All The Stations is a project led by Geoff Marshall and Vicki Pipe and crowdfunded by over 1,500 members of the public. During the spring and summer of 2017 we travelled to ALL the national railway stations in Britain in just three and a half months (14 weeks, 6 days and 22 minutes to be precise). We filmed the journey as we went and with the support of an incredible team were able to;
- Produce four professionally edited videos each week that documented four separate days of the journey bringing our followers closer to the experience.
- Share the journey using Twitter, Facebook and Instagram.

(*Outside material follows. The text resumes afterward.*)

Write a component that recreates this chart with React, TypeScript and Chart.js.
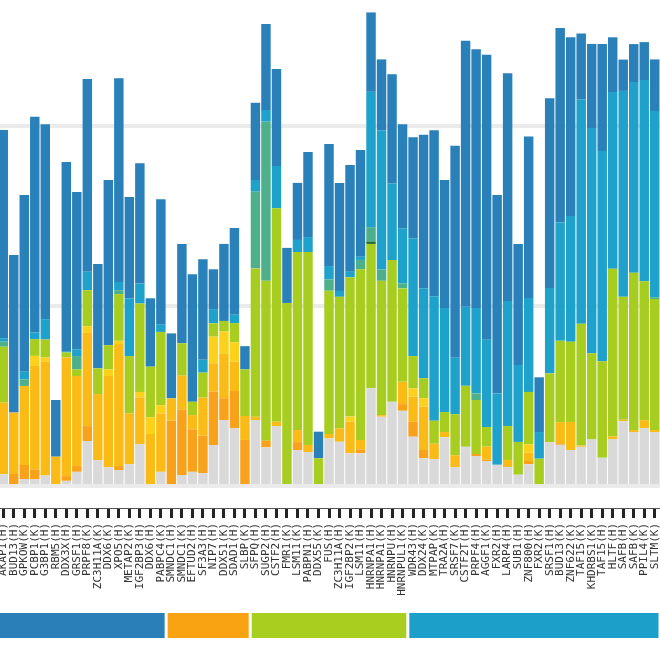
import React, { useEffect, useRef } from 'react';
import { Chart, registerables } from 'chart.js';

Chart.register(...registerables);

const labels = [
  'AKAP1(H)', 'BUD13(H)', 'GPKOW(K)', 'PCBP1(K)', 'G3BP1(H)', 'RBM5(H)', 'DDX3X(H)', 'GRSF1(H)', 'PRPF8(K)', 'ZC3H11A(K)',
  'DDX6(K)', 'XPO5(H)', 'METAP2(K)', 'IGF2BP3(H)', 'DDX6(H)', 'PABPC4(K)', 'SMNDC1(H)', 'SMNDC1(K)', 'EFTUD2(H)', 'SF3A3(H)',
  'NIP7(H)', 'DDX51(K)', 'SDAD1(H)', 'SLBP(K)', 'SFPQ(H)', 'SUGP2(H)', 'CSTF2(H)', 'FMR1(K)', 'LSM11(K)', 'PABPN1(H)',
  'DDX55(K)', 'FUS(H)', 'ZC3H11A(H)', 'IGF2BP2(K)', 'LSM11(H)', 'HNRNPA1(H)', 'HNRNPA1(K)', 'HNRNPU(H)', 'HNRNPUL1(K)', 'WDR43(H)',
  'DDX24(K)', 'MTPAP(K)', 'TRA2A(H)', 'SRSF7(K)', 'CSTF2T(H)', 'PRPF4(H)', 'AGGF1(K)', 'FXR2(H)', 'LARP4(H)', 'SUB1(H)',
  'ZNF800(H)', 'FXR2(K)', 'SRSF1(H)', 'BUD13(K)', 'ZNF622(K)', 'TAF15(K)', 'KHDRBS1(K)', 'TAF15(H)', 'HLTF(H)', 'SAFB(H)',
  'SAFB(K)', 'PPIL4(K)', 'SLTM(K)',
];

const grayVals = [6.5, 0, 3.9, 3.7, 5.9, 0, 2.9, 7.9, 25, 14.4, 10.4, 8.9, 12.2, 23.3, 0, 7.9, 0, 6.1, 7.9, 7.1,
  22.8, 36.7, 32.1, 0, 36.7, 21.5, 33.3, 0, 20, 18.9, 0, 26.5, 24.6, 18.2, 18.2, 54.3, 38.5, 46.8, 41.8, 27.4,
  15.4, 15, 27.1, 10.4, 21.8, 16.7, 13.9, 11.8, 10.6, 6.3, 12.1, 0, 24.4, 22.9, 20, 21.8, 25.9, 15.7, 26.1, 36.1,
  30, 32.2, 30];
const orangeVals = [0, 6.7, 7.8, 5.6, 0, 0, 2.6, 3.2, 8.3, 0, 0, 2.2, 0, 0, 0, 0, 36.3, 36.5, 23.6, 20.9,
  29.6, 12.1, 20.7, 25.6, 0, 3.7, 0, 0, 4.4, 0, 0, 0, 0, 0, 2.2, 0, 0, 0, 3.7, 8.3,
  4.6, 0, 0, 0, 0, 1.1, 0.8, 0, 0, 0, 1.8, 0, 0, 0.9, 0, 0, 0, 0, 0, 0,
  0, 0, 0];
const amberVals = [39.8, 34.1, 43.9, 57.4, 63.1, 16.3, 65.9, 50, 51.8, 36.7, 50.7, 67.8, 28.2, 25.9, 28.9, 32.4, 12.4, 18.7, 7.9, 21.1,
  15.8, 24.6, 16.3, 13.3, 1.8, 0, 2.4, 0, 6.7, 3.9, 0, 2.4, 7.4, 17.6, 5.2, 0, 0.9, 0, 12.4, 13.9,
  24.1, 8.5, 2.9, 6.7, 0, 0, 7.2, 0, 3.9, 0, 4.7, 0, 0, 11.7, 15.6, 0.7, 0, 0, 1.5, 0.7,
  1.1, 4.4, 1.1];
const yellowVals = [0, 0, 0, 5.6, 2.4, 0, 0, 0, 3.7, 0, 3.7, 1.8, 0, 3.1, 9.3, 4.6, 0, 0, 0, 0,
  14.8, 12.4, 10.8, 0, 0, 0, 0, 0, 0, 0, 0, 0, 0, 2.8, 0, 0, 0, 0, 0, 4.7,
  4.7, 0, 0, 0, 0, 0, 0, 0, 0, 0, 4.6, 0, 0, 0, 0, 0, 0, 0, 0, 0,
  0, 0, 0];
const limeVals = [31.1, 0, 0, 9.3, 10, 0, 2.8, 3.7, 20, 14.3, 13.5, 25.9, 31.8, 49.1, 28.1, 40.7, 0, 18, 7.4, 13.9,
  7.4, 5.9, 10.6, 25.9, 82.4, 88.9, 118.6, 101.7, 98.9, 107.2, 15.4, 79.6, 73.1, 77.4, 94.8, 80.2, 74.6, 78.7, 51.9, 17.9,
  11.1, 12.8, 11.1, 22.8, 33.9, 30, 10.9, 0, 18.9, 18.2, 29.1, 15.2, 38.2, 45.2, 44.6, 67.6, 47.8, 53.6, 93.1, 68.3,
  87.4, 77.2, 72.8];
const darkGreenVals = [0, 0, 0, 0, 0, 0, 0, 0, 0, 0, 0, 0, 0, 0, 0, 0, 0, 0, 0, 0,
  0, 0, 0, 0, 0, 0, 0, 0, 0, 0, 0, 0, 0, 0, 0, 1.3, 0, 0, 0, 0,
  0, 0, 0, 0, 0, 0, 0, 0, 0, 0, 0, 0, 0, 0, 0, 0, 0, 0, 0, 0,
  0, 0, 0];
const tealVals = [2.8, 0, 3.7, 0, 0, 0, 0, 7.4, 0, 0, 0, 2.2, 0, 0, 0, 0, 0, 0, 0, 0,
  0, 0, 0, 0, 42.6, 88.3, 0, 0, 0, 0, 0, 6.3, 0, 0, 5.2, 8, 6.3, 0, 2.8, 0,
  0, 0, 0, 0, 0, 3.7, 0, 0, 0, 0, 0, 0, 0, 0, 0, 0, 0, 0, 0, 0,
  0, 0, 0.9];
const cyanVals = [1.9, 0, 4.2, 3.7, 11.3, 0, 0.4, 3.7, 10.2, 0, 0, 4.6, 32.1, 11.1, 0, 4.3, 0, 0, 0, 7.1,
  7.9, 0, 4.6, 0, 6.5, 6.5, 23.5, 0, 6.7, 8.3, 0, 7.4, 3.3, 3.1, 1.8, 75.2, 77.4, 42.6, 30.6, 65.4,
  50, 69.1, 57.8, 31.3, 43.9, 47.4, 48.5, 39.7, 69.4, 42.8, 52.1, 14.8, 47.4, 65.7, 69.8, 124.6, 125.2, 116.8, 98.2, 114.4,
  105.9, 111.7, 103.5];
const blueVals = [115.7, 87.6, 98.2, 119.8, 108.3, 31.5, 105.4, 87.4, 107.1, 57.9, 91.7, 113.2, 56.3, 66.8, 38, 69.4, 36.1, 55.2, 70.9, 55.9,
  22.1, 42.8, 48.3, 12.9, 42.9, 47.8, 53.9, 30.6, 31.7, 47.2, 14.8, 67.8, 60, 59.3, 59.3, 44.1, 39.3, 60.7, 57.8, 56.1,
  85.2, 92.2, 71.1, 117.8, 147.8, 143.7, 158.3, 110.2, 126.5, 67.2, 89.8, 30.4, 105.4, 108, 99.3, 36.7, 46.7, 59.4, 30.4, 17.4,
  21.1, 21.1, 28.7];

const yTicks = [0, 100, 200];

// groups shown in the coloured band under the labels (first / last bar index)
const groupStart = [0, 16, 24, 39];
const groupEnd = [15, 23, 38, 62];
const groupColors = ['#2b7fb8', '#f9a312', '#a8cf1f', '#1ca0ca'];

const series = [
  { label: 'gray', data: grayVals, color: '#d9d9d9' },
  { label: 'orange', data: orangeVals, color: '#f8a11b' },
  { label: 'amber', data: amberVals, color: '#fbbb16' },
  { label: 'yellow', data: yellowVals, color: '#fbd11c' },
  { label: 'lime', data: limeVals, color: '#a6cd1f' },
  { label: 'darkgreen', data: darkGreenVals, color: '#1f6e2e' },
  { label: 'teal', data: tealVals, color: '#4db08b' },
  { label: 'cyan', data: cyanVals, color: '#1ea1ca' },
  { label: 'blue', data: blueVals, color: '#2a80b9' },
];

const bandPlugin = {
  id: 'groupBand',
  afterDraw(chart: any) {
    const { ctx, chartArea, scales } = chart;
    const x = scales.x;
    const half = (x.getPixelForValue(1) - x.getPixelForValue(0)) / 2;
    ctx.save();
    groupStart.forEach((s, k) => {
      const x1 = x.getPixelForValue(s) - half + 1.5;
      const x2 = x.getPixelForValue(groupEnd[k]) + half - 1.5;
      ctx.fillStyle = groupColors[k];
      ctx.fillRect(x1, chartArea.bottom + 105, x2 - x1, 25);
    });
    ctx.restore();
  },
};

const App = () => {
  const canvasRef = useRef<HTMLCanvasElement>(null);

  useEffect(() => {
    const ctx = canvasRef.current?.getContext('2d');
    if (!ctx) return;
    const chart = new Chart(ctx, {
      type: 'bar',
      data: {
        labels,
        datasets: series.map((s) => ({
          label: s.label,
          data: s.data,
          backgroundColor: s.color,
          borderWidth: 0,
          barPercentage: 0.9,
          categoryPercentage: 1,
        })),
      },
      options: {
        responsive: true,
        maintainAspectRatio: false,
        animation: false,
        layout: { padding: 0 },
        plugins: { legend: { display: false }, tooltip: { enabled: false } },
        scales: {
          x: {
            stacked: true,
            offset: true,
            grid: {
              display: true,
              drawOnChartArea: false,
              drawTicks: true,
              tickLength: 10,
              tickWidth: 3,
              tickColor: '#222',
              offset: false,
            },
            border: { display: true, color: '#555', width: 1 },
            ticks: {
              autoSkip: false,
              minRotation: 90,
              maxRotation: 90,
              padding: 5,
              color: '#333',
              font: { family: 'DejaVu Sans Mono', size: 11 },
            },
            afterFit: (scale: any) => {
              scale.height = 152;
              scale.paddingLeft = 0;
              scale.paddingRight = 0;
            },
          },
          y: {
            stacked: true,
            min: -12.2,
            max: 270,
            afterBuildTicks: (scale: any) => {
              scale.ticks = yTicks.map((v) => ({ value: v }));
            },
            grid: { color: '#ebebeb', lineWidth: 4, drawTicks: false },
            border: { display: false },
            ticks: { display: false },
          },
        },
      },
      plugins: [bandPlugin],
    });
    return () => chart.destroy();
  }, []);

  return (
    <div style={{ position: 'absolute', left: -2.5, top: 0, width: 662, height: 660 }}>
      <canvas ref={canvasRef} />
    </div>
  );
};

export default App;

Live streams, photos and updates kept everyone in touch between the videos.
Since the end of the journey we have been working on the production of a feature length documentary, due for online release in 2018, which will include additional footage and insights into the project.
Whilst the journey is over, the legacy of All The Stations continues. Our aim is to capture the current status of Britain’s railways, bringing them and the reality of the places and people the railways serve to life for everyone to enjoy and share.
Why is this project important? Within the next decade, changes to the rail network will be more pivotal than ever, and we want to capture this critical moment in Britain’s rail history, producing a snapshot of today’s railways for posterity.
To ensure the project becomes an asset for the future we are in conversations with the National Railway Museum and London Transport Museum and hope to donate all relevant material to their collections.
We would like to thank the Rail Delivery Group for their endorsement and generous support of the project. The RDG is a body that represents the 23 train operating companies that make up the British railway system.
Before setting out on the journey we clearly defined the parameters of the project.
What counted as a station?
At the time of planning we used the most up-to-date list of stations in Great Britain provided by the Office of Rail and Road (ORR). The list for 2015-16 contained 2,557 stations. When we set out on the journey five new stations had opened, bringing the total to 2,563.
The London Underground, Tyne & Wear Metro, Glasgow Subway, heritage railways and stations in Northern Ireland were not included, and neither were abandoned stations (e.g. Norton Bridge, Newhaven Marine).
What counted as having visited each station?
- We had to arrive or leave on a scheduled train that was timetabled to stop at each station - fast trains that passed through did not count.
- We didn’t have to leave the train at every station, but we did get off at some of the most interesting stations to capture footage of the surrounding area.
- Request stops had a special rule. As long as the train we were on was able to stop, if requested, then we counted it as having been visited, even if no one actually got on or off.
- It wasn’t a race to do this in the fastest time possible, it was a team effort between two people to cover all the stations, with the cameras rolling.
More of your questions are answered over on the Kickstarter page in the FAQ section, have a read!
Our journey began in May 2017 and was made possible through overwhelming public support. We launched a Kickstarter campaign in February and in just ten days reached our initial target of £28,825. The campaign closed on 27 March having achieved a staggering £38,654. Such a generous total allowed us to produce more rich and engaging video content for the public.